Read Jonah 2:1-10 There was no way to prepare for the news John would soon receive. While recording a song in Jacksonville, FL, he got the call.

Several of his friends had been in a car accident and his best friend, Steve, didn’t make it out alive. John was confused and hurt. The next morning he had a conversation with God fueled by his own anger and desperation. Out of that conversation, John Mark McMillan wrote a song called “How He Loves”.

It went on to top the charts of Christian radio. When he describes the love he wrote about he says, “It’s not pretty, it’s not clean, it’s not a Hollywood hot pink love.” It’s a love that sinks into things that are messy and gross. This song is a celebration of a God that wants to hang with us through our anger, resentment, and frustration. Despite who we are He wants to be a part of our lives and communities. Because of John’s painful conversation with God, we now have words to sing when we need to be reminded of God’s unending love for us. When we sing worship songs like this one, we are borrowing words from the writer and praying them for ourselves.

Jonah is desperate and cries out to God, but the words echoing off the rib cage of the fish aren’t his own. He borrows every prayer from the Psalms. In fact, since the Psalms were written, people have been borrowing prayers from them. And we all know and understand why. We all experience times in life when we are too hurt, angry, or frustrated to formulate even the simplest prayer. The Psalms breathe life into those experiences, so we use them.

“When you can’t find your own words, borrow someone else’s.

When you can’t find your own hope, borrow someone else’s.” (Mars Hill Bible Church, 2010)

We can break the Psalms into two categories. Psalms of lament and Psalms of thanksgiving. When someone is crying out to God in the midst of a desperate and painful situation they would use a Psalm of lament. When someone is recognizing the blessings God has given them they would use a Psalm of thanksgiving. Which does Jonah use? Lament right? No. His eyes aren’t adjusting to the light because there is none. His nose burns from the smell. His arms are tired from swimming in fish bile. But he chooses to borrow words from Psalms of thanksgiving. He is thanking God rather than crying for help. Weird right? Jonah, in a hopeless situation, chooses to pray words of hope and trust.

The narrator is using Jonah to show us something. There is temporary truth and eternal truth. The difference between them is vast. It is true – Jonah was in a dark and seemingly hopeless situation. But this is the truth – God never left him and He always had a plan. It is true – John Mark McMillan’s best friend passed away in a car accident. But here is the truth – His spirit is eternal and therefore lives on, and John’s honest conversation with God inspired a song that is now sung across the world, inviting others to engage in those honest conversations with God. Temporary truths have the power to blind us from the eternal truth that God loves us, and is for us. His ways are higher than ours. His plans are bigger than ours. We can get trapped in that blindness, but praying a prayer of thanksgiving opens possibilities we didn’t know were there. It can show us the way out.

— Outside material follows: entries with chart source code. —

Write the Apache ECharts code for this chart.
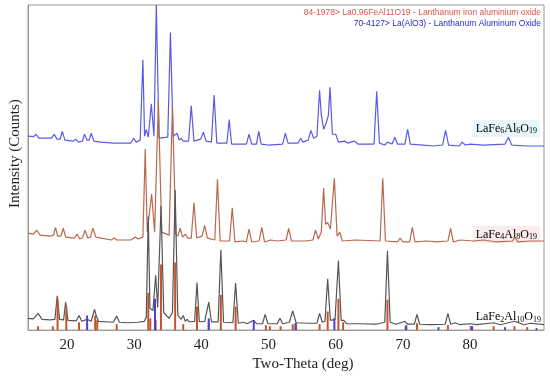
<!DOCTYPE html>
<html><head><meta charset="utf-8">
<script src="https://cdn.jsdelivr.net/npm/echarts@6/dist/echarts.min.js"></script>
<style>html,body{margin:0;padding:0;background:#fff}#c{width:550px;height:377px}</style>
</head><body><div id="c"></div>
<script>
// ---- data (2θ in deg, intensity in counts) ----
const xTicks = [20, 30, 40, 50, 60, 70, 80];
const offsets = { black: 0, red: 900, blue: 1870 };

const blackPattern = [[14.2,120],[15.0,115],[15.7,170],[16.3,110],[17.5,105],[18.2,110],[18.55,350],[18.9,110],[19.5,105],[19.8,285],[20.15,100],[21.4,95],[21.8,150],[22.2,90],[23.0,110],[23.6,90],[24.1,210],[24.35,150],[24.7,90],[26.9,80],[27.4,145],[27.8,80],[29,75],[30.5,80],[31.5,90],[31.8,130],[32.1,1160],[32.35,220],[32.55,230],[32.8,200],[33.2,560],[33.5,230],[34.0,1270],[34.4,180],[35.2,120],[35.7,180],[36.1,1430],[36.5,150],[37.0,110],[37.3,150],[37.6,90],[37.9,110],[38.2,85],[39.0,90],[39.35,485],[39.7,85],[40.5,90],[41.1,285],[41.5,85],[42.5,85],[42.9,820],[43.3,80],[44.7,75],[45.1,480],[45.5,70],[46.3,80],[46.8,65],[47.8,100],[48.2,65],[49.1,65],[49.5,160],[49.9,65],[51.3,65],[51.7,120],[52.1,65],[53.1,80],[53.6,195],[54.1,75],[56,70],[57.2,70],[57.6,170],[58.0,80],[58.4,90],[58.8,525],[59.2,100],[59.9,110],[60.4,710],[60.8,100],[61.2,100],[61.6,65],[63.5,65],[66.0,60],[67.3,80],[67.7,810],[68.1,80],[69.0,60],[70.3,90],[70.7,60],[71.7,60],[72.1,160],[72.5,60],[74,55],[76.3,60],[76.7,170],[77.1,60],[77.8,75],[78.5,55],[80.0,65],[81,55],[83.5,75],[84.5,55],[86.6,90],[88,55],[89,70],[91,55]];

const redPattern = [[14.2,90],[15.0,80],[15.5,120],[16.0,70],[17.5,60],[18.0,70],[18.3,150],[18.6,60],[19.1,60],[19.45,140],[19.8,50],[21.1,40],[21.5,80],[21.9,30],[22.3,40],[22.7,120],[23.1,40],[23.5,50],[23.85,140],[24.3,50],[26.6,20],[27.0,40],[27.4,20],[29.5,20],[30.2,50],[30.6,30],[31.3,50],[31.65,950],[31.95,100],[32.2,120],[32.6,490],[33.05,100],[33.6,1440],[34.1,100],[35.2,70],[35.7,1390],[36.2,80],[36.5,60],[36.85,140],[37.2,50],[37.6,80],[38.0,40],[38.5,40],[38.9,400],[39.3,40],[40.1,60],[40.5,170],[40.9,40],[42.0,20],[42.4,640],[42.8,10],[44.2,10],[44.6,350],[45.0,0],[46.2,10],[46.7,0],[47.1,130],[47.5,0],[48.6,10],[49.0,150],[49.4,0],[50.3,20],[51.3,10],[52.6,20],[53.0,140],[53.4,10],[55.5,10],[56.6,20],[57.0,120],[57.4,30],[57.85,100],[58.2,550],[58.5,180],[58.8,200],[59.2,130],[59.8,650],[60.2,60],[60.6,100],[61.0,10],[63.0,20],[66.6,10],[67.0,650],[67.4,10],[69.2,0],[69.6,40],[70.0,0],[71.0,0],[71.4,150],[71.8,0],[73.5,10],[75,0],[76.7,10],[77.1,140],[77.5,0],[78.5,20],[80.5,10],[82,20],[84,0],[86.3,10],[86.7,50],[87.1,0],[89,10],[91,10]];

const bluePattern = [[14.2,110],[15.0,105],[15.4,130],[15.8,90],[17.7,90],[18.1,130],[18.5,80],[19.0,80],[19.3,160],[19.7,70],[20.9,60],[21.3,80],[21.7,50],[22.3,60],[22.6,130],[23.0,70],[23.3,70],[23.6,140],[24.0,60],[25,50],[27,40],[29.5,40],[29.9,90],[30.3,50],[30.9,70],[31.3,890],[31.55,110],[31.8,180],[32.1,100],[32.55,440],[32.95,110],[33.3,1450],[33.7,90],[35.0,100],[35.4,1170],[35.8,110],[36.4,140],[36.7,70],[37.0,90],[37.3,60],[38.1,60],[38.5,420],[38.9,60],[39.9,80],[40.3,150],[40.7,60],[41.5,50],[41.9,530],[42.3,40],[43.8,40],[44.15,280],[44.5,30],[46.7,30],[47.1,130],[47.5,30],[48.2,30],[48.55,160],[48.9,30],[50,20],[52.1,30],[52.5,140],[52.9,40],[54.4,40],[54.8,90],[55.1,50],[55.9,70],[56.3,170],[56.7,90],[57.2,110],[57.6,580],[57.85,330],[58.2,180],[58.6,250],[58.9,320],[59.15,610],[59.5,130],[60.0,130],[60.4,50],[61.3,60],[61.8,40],[62.8,60],[63.3,30],[65.7,30],[66.1,570],[66.5,40],[67.3,20],[67.7,50],[68.4,30],[68.8,100],[69.2,30],[70.3,30],[70.7,180],[71.1,30],[73,20],[74.5,10],[75.9,20],[76.35,170],[76.8,20],[78.4,10],[78.8,50],[79.3,20],[80,30],[82,20],[85.2,30],[85.7,100],[86.2,20],[88.5,10],[91,10]];

// reference stick patterns (PDF cards)
const redSticks = [[15.7,40],[17.9,40],[18.6,320],[19.9,250],[21.8,80],[24.2,150],[24.5,100],[27.4,60],[32.1,380],[32.4,120],[33.2,100],[34.0,670],[36.1,690],[37.3,60],[39.35,240],[41.1,70],[42.9,360],[45.1,240],[49.6,50],[50.2,40],[51.8,40],[53.6,60],[54.1,70],[57.6,60],[58.8,190],[60.4,320],[61.1,80],[67.7,310],[70.4,40],[72.1,70],[76.7,50],[80.1,40],[83.5,40],[86.6,40],[88.5,30]];
const blueSticks = [[23.0,150],[33.1,320],[41.1,120],[47.8,100],[54.0,70],[59.8,120],[70.5,50],[75.3,30],[80.3,40],[85.2,30],[89.9,20]];

const legendLines = ['84-1978> La0.96FeAl11O19 - Lanthanum iron aluminium oxide', '70-4127> La(AlO3) - Lanthanum Aluminum Oxide'];
const sampleLabels = [['LaFe','6','Al','6','O','19'],['LaFe','4','Al','8','O','19'],['LaFe','2','Al','10','O','19']];

// ---- chart ----
const chart = echarts.init(document.getElementById('c'), null, {renderer: 'canvas'});
const shift = (arr, off) => arr.map(p => [p[0], p[1] + off]);
const richFor = (parts) => parts.map((t, i) => i % 2 === 0 ? '{a|' + t + '}' : '{s|' + t + '}').join('');
const rich = (color) => ({
  a: {fontFamily: 'Liberation Serif', fontSize: 12, color: color},
  s: {fontFamily: 'Liberation Serif', fontSize: 8, color: color, verticalAlign: 'bottom', padding: [5, 0, 0, 0]}
});

chart.setOption({
  animation: false,
  grid: {left: 24, right: 6, top: 5, bottom: 40, show: true, borderColor: '#9a9a9a', borderWidth: 1},
  xAxis: {
    type: 'value', min: 14.2, max: 91,
    name: 'Two-Theta (deg)', nameLocation: 'middle', nameGap: 24,
    nameTextStyle: {fontFamily: 'Liberation Serif', fontSize: 15, color: '#222', padding: [0, 0, 0, 34]},
    axisLine: {show: true, lineStyle: {color: '#9a9a9a', width: 1}},
    axisTick: {show: false},
    splitLine: {show: false},
    axisLabel: {customValues: xTicks, fontFamily: 'Liberation Serif', fontSize: 15, color: '#222', margin: 7}
  },
  yAxis: {
    type: 'value', min: 0, max: 3320,
    name: 'Intensity (Counts)', nameLocation: 'middle', nameGap: 5, nameRotate: 90,
    nameTextStyle: {fontFamily: 'Liberation Serif', fontSize: 15, color: '#222', padding: [0, 0, 0, 28]},
    axisLine: {show: true, lineStyle: {color: '#9a9a9a', width: 1}},
    axisTick: {show: false}, axisLabel: {show: false}, splitLine: {show: false}
  },
  series: [
    {type: 'line', data: shift(bluePattern, offsets.blue), showSymbol: false, lineStyle: {color: '#5a5ae6', width: 1.2}, z: 2},
    {type: 'line', data: shift(redPattern, offsets.red), showSymbol: false, lineStyle: {color: '#b8694e', width: 1.2}, z: 3},
    {type: 'line', data: shift(blackPattern, offsets.black), showSymbol: false, lineStyle: {color: '#555555', width: 1.2}, z: 4},
    {type: 'bar', data: redSticks, barWidth: 2, itemStyle: {color: '#c2552c'}, z: 5},
    {type: 'bar', data: blueSticks, barWidth: 2, barGap: '-100%', itemStyle: {color: '#4b3fd6'}, z: 6}
  ],
  graphic: [
    {type: 'text', right: 9, top: 8, style: {text: legendLines[0], fontFamily: 'Liberation Sans', fontSize: 8.5, fill: '#e0524a'}},
    {type: 'text', right: 9, top: 19, style: {text: legendLines[1], fontFamily: 'Liberation Sans', fontSize: 8.5, fill: '#2b2bd0'}},
    {type: 'text', right: 10, top: 120, style: {text: richFor(sampleLabels[0]), rich: rich('#4b5fd0'), backgroundColor: '#e6f6fc', padding: [2, 3, 2, 3]}},
    {type: 'text', right: 10, top: 226, style: {text: richFor(sampleLabels[1]), rich: rich('#a0523a'), backgroundColor: '#fbecec', padding: [2, 3, 2, 3]}},
    {type: 'text', right: 9, top: 311, style: {text: richFor(sampleLabels[2]), rich: rich('#444444'), padding: [2, 3, 2, 3]}}
  ]
});
</script></body></html>
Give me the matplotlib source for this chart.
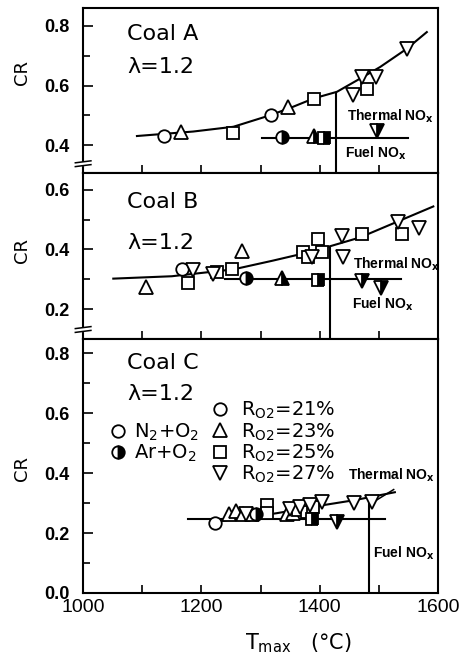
import numpy as np
import matplotlib.pyplot as plt
from matplotlib.lines import Line2D

plt.rcParams['font.family'] = 'DejaVu Sans'
plt.rcParams['mathtext.fontset'] = 'dejavusans'

# ---- Coal A (lambda = 1.2) ----
a21_t, a21_cr = [1136, 1317], [0.432, 0.501]
a23_t, a23_cr = [1165, 1347], [0.446, 0.529]
a25_t, a25_cr = [1254, 1390, 1480], [0.440, 0.554, 0.590]
a27_t, a27_cr = [1457, 1471, 1495, 1547], [0.568, 0.629, 0.629, 0.723]
a_ar = {'o': ([1336], [0.428]), '^': ([1390], [0.430]), 's': ([1407], [0.424]), 'v': ([1496], [0.449])}
a_curve_t = [1091, 1186, 1254, 1317, 1355, 1390, 1429, 1468, 1502, 1547, 1581]
a_curve_cr = [0.431, 0.446, 0.462, 0.501, 0.529, 0.557, 0.579, 0.623, 0.662, 0.723, 0.779]
a_fuel_t, a_fuel_cr = [1302, 1550], [0.424, 0.424]
a_split_t, a_split_cr = 1428, 0.575

# ---- Coal B ----
b21_t, b21_cr = [1167], [0.334]
b23_t, b23_cr = [1106, 1269], [0.274, 0.394]
b25_t = [1178, 1226, 1252, 1372, 1380, 1397, 1404, 1471, 1539]
b25_cr = [0.289, 0.325, 0.335, 0.390, 0.373, 0.434, 0.390, 0.450, 0.452]
b27_t = [1186, 1220, 1387, 1438, 1440, 1533, 1568]
b27_cr = [0.331, 0.316, 0.376, 0.444, 0.373, 0.493, 0.472]
b_ar = {'o': ([1275], [0.305]), '^': ([1336], [0.305]), 's': ([1397], [0.297]),
        'v': ([1472, 1503], [0.294, 0.272])}
b_curve_t = [1051, 1150, 1254, 1320, 1389, 1468, 1592]
b_curve_cr = [0.302, 0.310, 0.333, 0.362, 0.394, 0.440, 0.544]
b_fuel_t, b_fuel_cr = [1240, 1538], [0.302, 0.302]
b_split_t, b_split_cr = 1418, 0.408

# ---- Coal C ----
c21_t, c21_cr = [1223], [0.234]
c23_t = [1246, 1258, 1270, 1285, 1344, 1355]
c23_cr = [0.262, 0.272, 0.262, 0.262, 0.262, 0.268]
c25_t = [1311, 1311, 1364, 1378, 1389]
c25_cr = [0.292, 0.266, 0.277, 0.271, 0.288]
c27_t = [1275, 1350, 1367, 1383, 1403, 1458, 1488]
c27_cr = [0.262, 0.279, 0.286, 0.292, 0.302, 0.300, 0.304]
c_ar = {'o': ([1292], [0.262]), 's': ([1387], [0.248]), 'v': ([1429], [0.236])}
c_curve_t = [1237, 1327, 1406, 1460, 1527]
c_curve_cr = [0.241, 0.266, 0.293, 0.310, 0.336]
c_fuel_t, c_fuel_cr = [1178, 1510], [0.248, 0.248]
c_split_t, c_split_cr = 1484, 0.316

ms = {'o': 9, '^': 10, 's': 8.5, 'v': 10}
ro2_labels = [r'R$_{\mathrm{O2}}$=21%', r'R$_{\mathrm{O2}}$=23%',
              r'R$_{\mathrm{O2}}$=25%', r'R$_{\mathrm{O2}}$=27%']

fig = plt.figure(figsize=(4.67, 6.58), dpi=100)
L, W = 0.178, 0.760
axA = fig.add_axes([L, 0.737, W, 0.251])
axB = fig.add_axes([L, 0.485, W, 0.252])
axC = fig.add_axes([L, 0.0988, W, 0.386])


def draw(ax, series, ar, curve, fuel, split):
    ax.plot(curve[0], curve[1], color='k', lw=1.5, zorder=2)
    ax.plot(fuel[0], fuel[1], color='k', lw=1.5, zorder=2)
    ax.plot([split[0], split[0]], [ax.get_ylim()[0], split[1]], color='k', lw=1.5, zorder=2)
    handles = []
    for (t, cr), m in zip(series, ['o', '^', 's', 'v']):
        h, = ax.plot(t, cr, ls='none', marker=m, ms=ms[m], mfc='white', mec='k', mew=1.3, zorder=3)
        handles.append(h)
    for m, (t, cr) in ar.items():
        ax.plot(t, cr, ls='none', marker=m, ms=ms[m], fillstyle='right', mfc='k',
                mfcalt='white', mec='k', mew=1.3, zorder=4)
    return handles


def style(ax, ylim, major, minor, ylab_y, brk=True):
    ax.set_xlim(1000, 1600)
    ax.set_ylim(*ylim)
    ax.set_yticks(major)
    ax.set_yticks(minor, minor=True)
    ax.set_xticks([1000, 1200, 1400, 1600])
    ax.set_xticks([1100, 1300, 1500], minor=True)
    ax.tick_params(which='both', direction='in', width=1.2, top=False, right=False)
    ax.tick_params(axis='y', which='major', length=7, pad=10)
    ax.tick_params(axis='y', which='minor', length=5)
    ax.tick_params(axis='x', which='both', length=6, pad=4)
    plt.setp(ax.get_yticklabels(), family='Liberation Sans', weight='bold', size=13)
    plt.setp(ax.get_xticklabels(), family='Liberation Sans', size=14)
    for s in ax.spines.values():
        s.set_linewidth(1.5)
    ax.set_ylabel('CR', fontsize=13)
    ax.yaxis.set_label_coords(-0.147, ylab_y)
    if brk:
        ax.plot([-0.03, 0.03], [0.055, 0.055], transform=ax.transAxes, color='white', lw=3,
                clip_on=False, zorder=5)
        for yy in (0.045, 0.068):
            ax.plot([-0.022, 0.022], [yy - 0.006, yy + 0.006], transform=ax.transAxes,
                    color='k', lw=1.1, clip_on=False, zorder=6)


style(axA, (0.307, 0.86), [0.4, 0.6, 0.8], [0.5, 0.7], 0.61)
style(axB, (0.10, 0.656), [0.2, 0.4, 0.6], [0.3, 0.5], 0.53)
style(axC, (0.0, 0.847), [0.0, 0.2, 0.4, 0.6, 0.8], [0.1, 0.3, 0.5, 0.7], 0.49, brk=False)
for ax in (axA, axB):
    ax.tick_params(axis='x', labelbottom=False)

draw(axA, [(a21_t, a21_cr), (a23_t, a23_cr), (a25_t, a25_cr), (a27_t, a27_cr)], a_ar,
     (a_curve_t, a_curve_cr), (a_fuel_t, a_fuel_cr), (a_split_t, a_split_cr))
draw(axB, [(b21_t, b21_cr), (b23_t, b23_cr), (b25_t, b25_cr), (b27_t, b27_cr)], b_ar,
     (b_curve_t, b_curve_cr), (b_fuel_t, b_fuel_cr), (b_split_t, b_split_cr))
hC = draw(axC, [(c21_t, c21_cr), (c23_t, c23_cr), (c25_t, c25_cr), (c27_t, c27_cr)], c_ar,
          (c_curve_t, c_curve_cr), (c_fuel_t, c_fuel_cr), (c_split_t, c_split_cr))

# panel captions
for ax, name, y1, y2 in ((axA, 'Coal A', 0.773, 0.663), (axB, 'Coal B', 0.560, 0.422),
                         (axC, 'Coal C', 0.767, 0.663)):
    ax.text(1074, y1, name, fontsize=16, va='center')
    ax.text(1074, y2, 'λ=1.2', fontsize=16, va='center')

bold = dict(family='Liberation Sans', weight='bold', fontsize=10, va='center')
axA.text(1446, 0.497, r'Thermal NO$_\mathbf{x}$', **bold)
axA.text(1443, 0.373, r'Fuel NO$_\mathbf{x}$', **bold)
axB.text(1456, 0.349, r'Thermal NO$_\mathbf{x}$', **bold)
axB.text(1455, 0.215, r'Fuel NO$_\mathbf{x}$', **bold)
axC.text(1448, 0.393, r'Thermal NO$_\mathbf{x}$', **bold)
axC.text(1490, 0.133, r'Fuel NO$_\mathbf{x}$', **bold)
axC.plot([1488, 1525], [0.300, 0.345], color='k', lw=1.1)

# legends
leg1 = axC.legend(hC, ro2_labels, loc='upper left', bbox_to_anchor=(0.363, 0.76),
                  frameon=False, fontsize=14, handlelength=0.8, handletextpad=0.7,
                  labelspacing=0.0, borderpad=0, borderaxespad=0)
axC.add_artist(leg1)
gas = [Line2D([], [], ls='none', marker='o', ms=9, mfc='white', mec='k', mew=1.3),
       Line2D([], [], ls='none', marker='o', ms=9, fillstyle='right', mfc='k',
              mfcalt='white', mec='k', mew=1.3)]
axC.legend(gas, [r'N$_2$+O$_2$', 'Ar+O$_2$'], loc='upper left', bbox_to_anchor=(0.075, 0.675),
           frameon=False, fontsize=14, handlelength=0.8, handletextpad=0.45,
           labelspacing=0.0, borderpad=0, borderaxespad=0)

axC.set_xlabel(r'T$_{\mathrm{max}}$   (°C)', fontsize=15)
axC.xaxis.set_label_coords(0.606, -0.15)

fig.savefig('out.png', dpi=100)
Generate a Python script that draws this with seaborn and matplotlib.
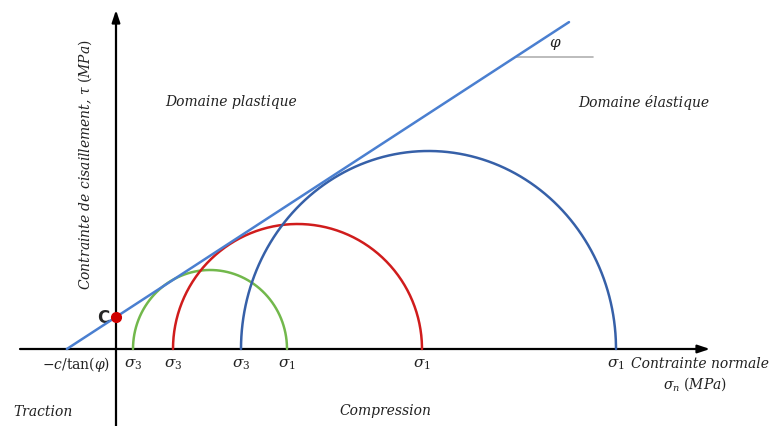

Something else is strange about Jonah’s prayer. He never repents. He never apologizes. He never even says he will go to Nineveh. So the question is – Is his prayer sincere, or is he just looking for a way out?

Or is it both? How many times in our own lives have we said a half-hearted prayer wanting to be rescued? We really mean what we say, but we plan our words carefully, looking for loopholes before they come out of our mouths. The beauty of Jonah’s story is that God still chooses him. He rescues Jonah knowing the depths of depravity and selfishness that are still lurking around inside him. And that gives hope to us all. If God can use Jonah, God can use us.